The causes of stress at work are likely to be fundamental and organisational, says Steve Crabb

In last month’s column I argued that occupational stress was now a very serious problem in many workplaces, and that sensible employers should be thinking about conducting stress assessments and putting in place action plans now, before the Health and Safety Executive comes calling.

According to the HSE’s website, about half a million people experience work-related stress at a level they believe is making them ill; up to five million people in the UK feel “very” or “extremely” stressed by their work; and work-related stress costs society nearly £4bn every year.

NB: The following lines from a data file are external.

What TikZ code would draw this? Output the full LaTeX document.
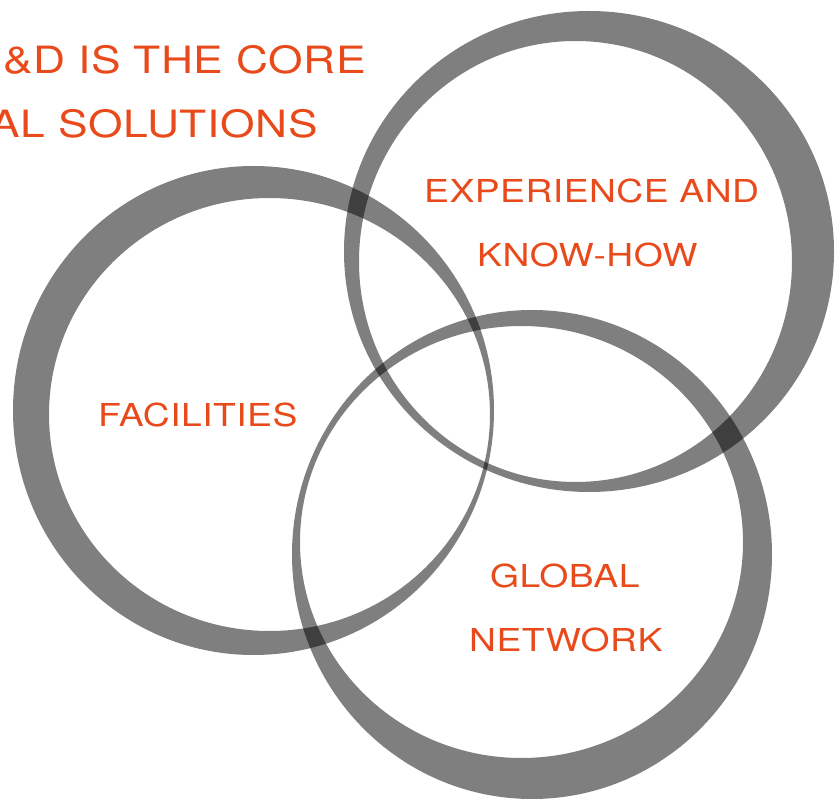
\documentclass[tikz,border=0pt]{standalone}
\usepackage{fontspec}
\setmainfont{TeX Gyre Heros}[FakeStretch=1.18, LetterSpace=1.5]
\definecolor{labelred}{RGB}{232,74,27}
\tikzset{
  ring/.style={fill=black, fill opacity=0.5, even odd rule},
  bigtext/.style={inner sep=0pt, text=labelred, font=\fontsize{37.6}{44}\selectfont},
  lbl/.style={inner sep=0pt, text=labelred, font=\fontsize{31.6}{38}\selectfont},
}
\begin{document}
\begin{tikzpicture}[x=1pt,y=-1pt]
\useasboundingbox (0,0) rectangle (836,799);
% ring A (top right)
\fill[ring] (589,251.5) ellipse [x radius=245pt, y radius=240.5pt]
            (575.5,261.5) ellipse [x radius=216.5pt, y radius=220.5pt];
% ring B (left)
\fill[ring] (253.5,410.5) ellipse [x radius=240.5pt, y radius=244.5pt]
            (269.5,414.5) ellipse [x radius=220.5pt, y radius=216.5pt];
% ring C (bottom)
\fill[ring] (532,554.5) ellipse [x radius=240pt, y radius=244.5pt]
            (521.5,542) ellipse [x radius=221.5pt, y radius=216pt];
% texts
\node[bigtext, anchor=base east] (t1) at (366,74) {\&D IS THE CORE};
\node[bigtext, anchor=base east] (t2) at (318,138) {AL SOLUTIONS};
\node[lbl, anchor=base west] (e1) at (424,203) {EXPERIENCE AND};
\node[lbl, anchor=base west] (e2) at (477,267) {KNOW-HOW};
\node[lbl, anchor=base west] (f1) at (98,427) {FACILITIES};
\node[lbl, anchor=base west] (g1) at (490,587) {GLOBAL};
\node[lbl, anchor=base west] (g2) at (469,651) {NETWORK};
\end{tikzpicture}
\end{document}
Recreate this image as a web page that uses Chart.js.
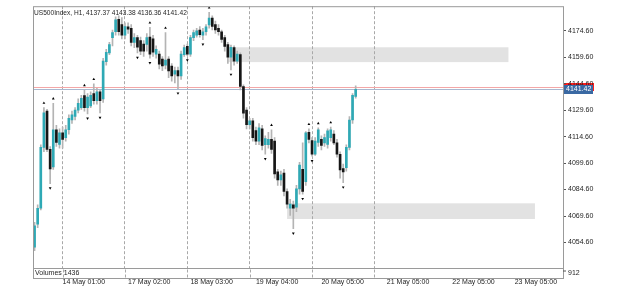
<!DOCTYPE html>
<html>
<head>
<meta charset="utf-8">
<script src="https://cdn.jsdelivr.net/npm/chart.js@4.4.0/dist/chart.umd.min.js"></script>
<style>
  html, body { margin: 0; padding: 0; background: #fff; }
  #wrap { width: 625px; height: 289px; }
</style>
</head>
<body>
<div id="wrap"><canvas id="chart"></canvas></div>
<script>
// US500Index H1 candles, bar 0 = oldest
const open = [
  4052, 4065, 4074, 4108.5, 4129, 4107.4, 4097.4, 4118.5, 4110.1, 4116.8,
  4114, 4118.5, 4124, 4126, 4129.6, 4131, 4137.9, 4131, 4132, 4139,
  4135, 4140, 4136, 4157, 4162, 4170.7, 4174, 4181, 4178, 4172,
  4176.8, 4176, 4168, 4170.7, 4169, 4167, 4166.8, 4171, 4170, 4161.3,
  4161.3, 4158.5, 4155, 4158.5, 4154.6, 4150, 4152, 4149, 4161, 4165.7,
  4161.3, 4170.7, 4172, 4175, 4172, 4174, 4177.9, 4181.8, 4178, 4176,
  4174, 4170.7, 4166.8, 4159.6, 4165, 4157.4, 4161, 4143, 4129.6, 4121.3,
  4123.5, 4118, 4112, 4119, 4110, 4110, 4113, 4112, 4094.6, 4090,
  4094, 4083.5, 4074, 4076, 4074.6, 4085, 4096, 4089, 4117, 4112.4,
  4104.6, 4111.3, 4113, 4111, 4110.1, 4114, 4116, 4111, 4104.6, 4096.5,
  4097, 4108.5, 4124, 4137.37
];
const high = [
  4066, 4076, 4110, 4131, 4130, 4109, 4133.5, 4121, 4119, 4120,
  4121, 4127, 4129, 4131, 4136, 4138, 4141, 4139, 4140, 4144.5,
  4142, 4141, 4159, 4164, 4168, 4175, 4182.5, 4183, 4182, 4179,
  4179, 4178, 4173, 4172, 4171, 4169, 4173, 4176.5, 4172, 4166,
  4163, 4160, 4173.5, 4160, 4156, 4154, 4154, 4163, 4166.5, 4167,
  4172, 4175, 4176, 4177, 4176, 4178, 4185, 4183, 4180, 4178,
  4175, 4172, 4168, 4166.5, 4166, 4163, 4162, 4144, 4131, 4125,
  4125, 4120, 4122, 4121, 4115, 4117, 4118.5, 4114, 4096, 4095,
  4096, 4085, 4079, 4078, 4087, 4100, 4111, 4117.5, 4119, 4114,
  4114, 4119.5, 4115, 4116, 4119, 4120, 4118, 4113, 4106, 4099,
  4110, 4126, 4139, 4143.38
];
const low = [
  4050, 4063, 4073, 4106, 4106, 4088, 4096, 4109, 4108, 4108,
  4112, 4116, 4122, 4124, 4128, 4130, 4129, 4127.5, 4131, 4133,
  4133, 4128, 4134, 4155, 4161, 4166, 4172, 4172, 4170, 4170,
  4173, 4166, 4165, 4162, 4161, 4160, 4163, 4159, 4160, 4159,
  4153, 4152, 4153, 4148, 4146, 4145, 4141.8, 4147, 4160, 4160.5,
  4160, 4169, 4171, 4171, 4169.5, 4172, 4176, 4175, 4173, 4172,
  4168, 4163, 4156, 4152.4, 4155, 4156, 4141, 4125, 4119, 4119,
  4112, 4110, 4110, 4107, 4104.6, 4108, 4105, 4091, 4087, 4087,
  4081, 4074, 4070, 4062.4, 4072, 4082, 4082, 4087, 4111, 4103.5,
  4104, 4109, 4107, 4109, 4108, 4112, 4110, 4103, 4091, 4088.5,
  4095, 4107, 4122, 4136.36
];
const close = [
  4064, 4074, 4108.5, 4128, 4107.4, 4096.3, 4118.5, 4111.3, 4116.8, 4113,
  4118.5, 4125, 4127, 4129.6, 4133.5, 4136.3, 4131, 4137, 4138, 4135,
  4140, 4135, 4157.4, 4162.4, 4166.8, 4173.5, 4180.7, 4174, 4172, 4177,
  4175.5, 4168, 4170.7, 4165.2, 4163, 4163, 4170.7, 4161.3, 4162.4, 4164,
  4155.7, 4154.6, 4158, 4151.8, 4149, 4152, 4149, 4161.3, 4165, 4161.3,
  4170.7, 4173.5, 4174.5, 4172.4, 4174, 4176.8, 4181.8, 4177, 4175, 4174,
  4169.6, 4165.7, 4159.6, 4165.2, 4157.4, 4161.3, 4143, 4127.9, 4121.3, 4123.5,
  4114, 4112, 4119.6, 4109.6, 4113.5, 4113, 4107.4, 4093.5, 4090.1, 4093,
  4083.5, 4076.3, 4076.3, 4074, 4085, 4098.5, 4083.5, 4116.8, 4113, 4104.6,
  4112, 4118.5, 4109.6, 4114, 4117.9, 4118.5, 4111, 4104.6, 4095.7, 4094.6,
  4108.5, 4124, 4138, 4141.42
];

// fractal arrows (bar indexes)
const fractalUp = [3, 6, 16, 19, 37, 42, 56, 76, 88, 91, 95];
const fractalDown = [5, 17, 21, 33, 37, 46, 49, 54, 63, 74, 83, 86, 89, 99];

// supply / demand zones: bar index range and price range
const zoneFrom = [62, 81];
const zoneTo = [152, 160.5];
const zoneTop = [4165.2, 4076.8];
const zoneBottom = [4156.8, 4067.9];

const yTicks = [4054.6, 4069.6, 4084.6, 4099.6, 4114.6, 4129.6, 4144.6, 4159.6, 4174.6];
const xTickIndex = [9, 30, 50, 71, 92, 113, 134, 154];
const xTickLabels = ['14 May 01:00', '17 May 02:00', '18 May 03:00', '19 May 04:00',
                     '20 May 05:00', '21 May 05:00', '22 May 05:00', '23 May 05:00'];
const gridIndex = [9, 29, 49, 69, 89, 109];

const bid = 4141.42;
const ask = 4142.92;
const volumeLast = 1436;
const volumeMax = 912;
const title = 'US500Index, H1, 4137.37 4143.38 4136.36 4141.42';

const TEAL = '#2ea9b5';
const DARK = '#161616';
const FONT = "'Liberation Sans', Arial, sans-serif";

const candleWicks = open.map((o, i) => ({x: i, y: [low[i], high[i]]}));
const candleBodies = open.map((o, i) => ({x: i, y: [o, close[i]]}));
const bodyColors = open.map((o, i) => close[i] >= o ? TEAL : DARK);

const chartPlugin = {
  id: 'mt4panel',
  beforeDraw(chart) {
    const {ctx, scales: {x, y}} = chart;
    ctx.save();
    // zones go in the background
    ctx.fillStyle = '#e2e2e2';
    zoneFrom.forEach((f, k) => {
      const x1 = x.getPixelForValue(f), x2 = x.getPixelForValue(zoneTo[k]);
      const y1 = y.getPixelForValue(zoneTop[k]), y2 = y.getPixelForValue(zoneBottom[k]);
      ctx.fillRect(x1, y1, x2 - x1, y2 - y1);
    });
    // ask label sits under the tick labels
    const ya = Math.round(y.getPixelForValue(ask));
    ctx.fillStyle = '#ff1c1c';
    ctx.fillRect(564, ya - 4, 30, 8);
    ctx.restore();
  },
  beforeDatasetsDraw(chart) {
    const {ctx, chartArea: a, scales: {y}} = chart;
    ctx.save();
    ctx.lineWidth = 1;
    const ya = Math.round(y.getPixelForValue(ask)) + 0.5;
    ctx.strokeStyle = '#f3a7a7';
    ctx.beginPath(); ctx.moveTo(a.left, ya); ctx.lineTo(a.right, ya); ctx.stroke();
    const yb = Math.round(y.getPixelForValue(bid)) + 0.5;
    ctx.strokeStyle = '#a9b8d0';
    ctx.beginPath(); ctx.moveTo(a.left, yb); ctx.lineTo(a.right, yb); ctx.stroke();
    ctx.restore();
  },
  afterDraw(chart) {
    const {ctx, chartArea: a, scales: {x, y}} = chart;
    ctx.save();
    ctx.strokeStyle = '#9a9a9a';
    ctx.lineWidth = 1;
    // main window frame
    ctx.strokeRect(a.left + 0.5, a.top + 0.5, a.right - a.left, a.bottom - a.top);
    // volumes sub window
    const vTop = a.bottom + 0.5, vBot = a.bottom + 10.5;
    ctx.strokeRect(a.left + 0.5, vTop, a.right - a.left, vBot - vTop);
    ctx.setLineDash([3, 2]);
    ctx.strokeStyle = '#a8a8a8';
    gridIndex.forEach(g => {
      const gx = Math.round(x.getPixelForValue(g)) + 0.5;
      ctx.beginPath(); ctx.moveTo(gx, vTop + 1); ctx.lineTo(gx, vBot - 1); ctx.stroke();
    });
    ctx.setLineDash([]);
    ctx.fillStyle = '#1e1e1e';
    ctx.font = '7px ' + FONT;
    ctx.textBaseline = 'middle';
    ctx.textAlign = 'left';
    ctx.fillText('Volumes ' + volumeLast, a.left + 2, vTop + 5);
    ctx.fillText(String(volumeMax), a.right + 5, vTop + 5);
    ctx.strokeStyle = '#555';
    ctx.beginPath(); ctx.moveTo(a.right, vTop + 2.5); ctx.lineTo(a.right + 3, vTop + 2.5); ctx.stroke();
    // title
    ctx.font = '6.6px ' + FONT;
    ctx.fillText(title, a.left + 1, a.top + 7);
    // bid label
    ctx.font = '7px ' + FONT;
    const yb = Math.round(y.getPixelForValue(bid));
    ctx.fillStyle = '#3a69a3';
    ctx.fillRect(564, yb - 4, 29, 9);
    ctx.fillStyle = '#ffffff';
    ctx.fillText(bid.toFixed(2), 566, yb + 0.5);
    ctx.restore();
  }
};

new Chart(document.getElementById('chart'), {
  type: 'bar',
  data: {
    datasets: [
      {
        type: 'line',
        data: fractalUp.map(i => ({x: i, y: high[i] + 2.6})),
        showLine: false,
        pointStyle: 'triangle',
        pointRadius: 1.6,
        backgroundColor: '#000',
        borderColor: '#000',
        borderWidth: 0,
        order: 0
      },
      {
        type: 'line',
        data: fractalDown.map(i => ({x: i, y: low[i] - 2.6})),
        showLine: false,
        pointStyle: 'triangle',
        rotation: 180,
        pointRadius: 1.6,
        backgroundColor: '#000',
        borderColor: '#000',
        borderWidth: 0,
        order: 0
      },
      {
        data: candleBodies,
        backgroundColor: bodyColors,
        barThickness: 2,
        minBarLength: 1,
        grouped: false,
        order: 1
      },
      {
        data: candleWicks,
        backgroundColor: '#b4b4b4',
        barThickness: 1,
        grouped: false,
        order: 2
      }
    ]
  },
  plugins: [chartPlugin],
  options: {
    responsive: true,
    maintainAspectRatio: false,
    animation: false,
    events: [],
    layout: { padding: { left: 33, top: 1, right: 0, bottom: 0 } },
    plugins: { legend: { display: false }, tooltip: { enabled: false } },
    scales: {
      x: {
        type: 'linear',
        min: -0.5,
        max: 169.5,
        offset: false,
        afterBuildTicks: s => {
          const vals = Array.from(new Set(gridIndex.concat(xTickIndex))).sort((p, q) => p - q);
          s.ticks = vals.map(v => ({value: v}));
        },
        afterFit: s => { s.height = 21; },
        grid: {
          offset: false,
          drawTicks: false,
          lineWidth: 1,
          color: c => (c.tick && gridIndex.includes(c.tick.value)) ? '#a8a8a8' : 'rgba(0,0,0,0)'
        },
        border: { display: false, dash: [3, 2] },
        ticks: {
          autoSkip: false,
          maxRotation: 0,
          align: 'start',
          padding: 10,
          color: '#1e1e1e',
          font: { family: FONT, size: 7 },
          callback: v => {
            const k = xTickIndex.indexOf(v);
            return k >= 0 ? xTickLabels[k] : '';
          }
        }
      },
      y: {
        position: 'right',
        min: 4040.15,
        max: 4188.48,
        beginAtZero: false,
        afterBuildTicks: s => { s.ticks = yTicks.map(v => ({value: v})); },
        afterFit: s => { s.width = 62; },
        grid: { drawOnChartArea: false, drawTicks: true, tickLength: 3, tickColor: '#555' },
        border: { display: false },
        ticks: {
          padding: 2,
          color: '#1e1e1e',
          font: { family: FONT, size: 7 },
          callback: v => v.toFixed(2)
        }
      }
    }
  }
});
</script>
</body>
</html>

Most of us have our own personal ‘war stories’ about our experiences of ‘good’ and ‘bad’ stress, and quite a few of us have at least one self-help guide to managing stress. Amazon.co.uk lists 6,500 books, 234 audio tapes and 17 videos on the topic. This is just the tip of the iceberg; search for ‘whale music’ or ‘chill-out’ CDs and you’ll see what I mean. Stress management is becoming a very big industry indeed.

Except, as the HSE’s website acknowledges, “some academics have argued that stress is an almost meaningless term and does not exist”.

The godfather of the stress sceptics is Rob Briner, senior lecturer in organisational psychology at Birkbeck College, London. He isn’t arguing that the five million stressed people I referred to earlier (plus me and probably you) are making it up, but rather that the concept of ‘stress’ has no foundation in medicine, and simply obscures the real problems at work. In fact, ‘stress’ is a comparatively recent construct. Until the middle of the 20th century ‘stress’ was only ever used in a strictly mechanical sense by engineers and biologists. There was, however, a thriving industry in self-help manuals advising people how to deal with ‘bad nerves’. As Briner entertainingly demonstrates, most of the literature on nervous problems looks laughable today, but at the time it was taken deadly seriously. The ‘nerves’ industry died almost overnight when ‘stress’ was born.

According to Briner, putting everything down to ‘stress’ reduces a complex chain of physical and psychological responses to a single, catch-all condition. It’s the equivalent, he says, of going to see your GP and being told you are suffering from ‘illness’; utterly meaningless and impossible to demonstrate clinically.

You might be displaying symptoms such as high blood pressure, insomnia or depression, but there’s no medical test for stress because there’s no actual condition of that name. That doesn’t stop GPs from signing their patients off sick with stress in their tens of thousands, and now that there’s case law legitimising stress as a concept, employers have to work with it. Unfortunately, too many employers randomly offer stress management solutions such as onsite massage, subsidised gym membership or ‘duvet days’, without having any evidence as to whether this will be effective in dealing with the particular problems which are causing their staff to feel anxious, depressed and so on.

The real issues may be to do with job design, working conditions or any number of fundamental causes that are unlikely to be relieved by feng shui.

The HSE takes a pragmatic position. “Whatever you choose to call it, there is a clear link between poor work organisation and subsequent ill-health,” says the HSE’s website. Briner would agree, although he points out that it is still a lot healthier to be in a job rather than be unemployed. And anyway, levels of job satisfaction have been stable for the last 20 years, even though we’re all complaining that our work-related stress is going up.

What’s more, he’s doing something about it: Briner is working with the HSE to identify a toolkit of measures which might help reduce workplace ‘stress’. Whale music isn’t likely to be one of them.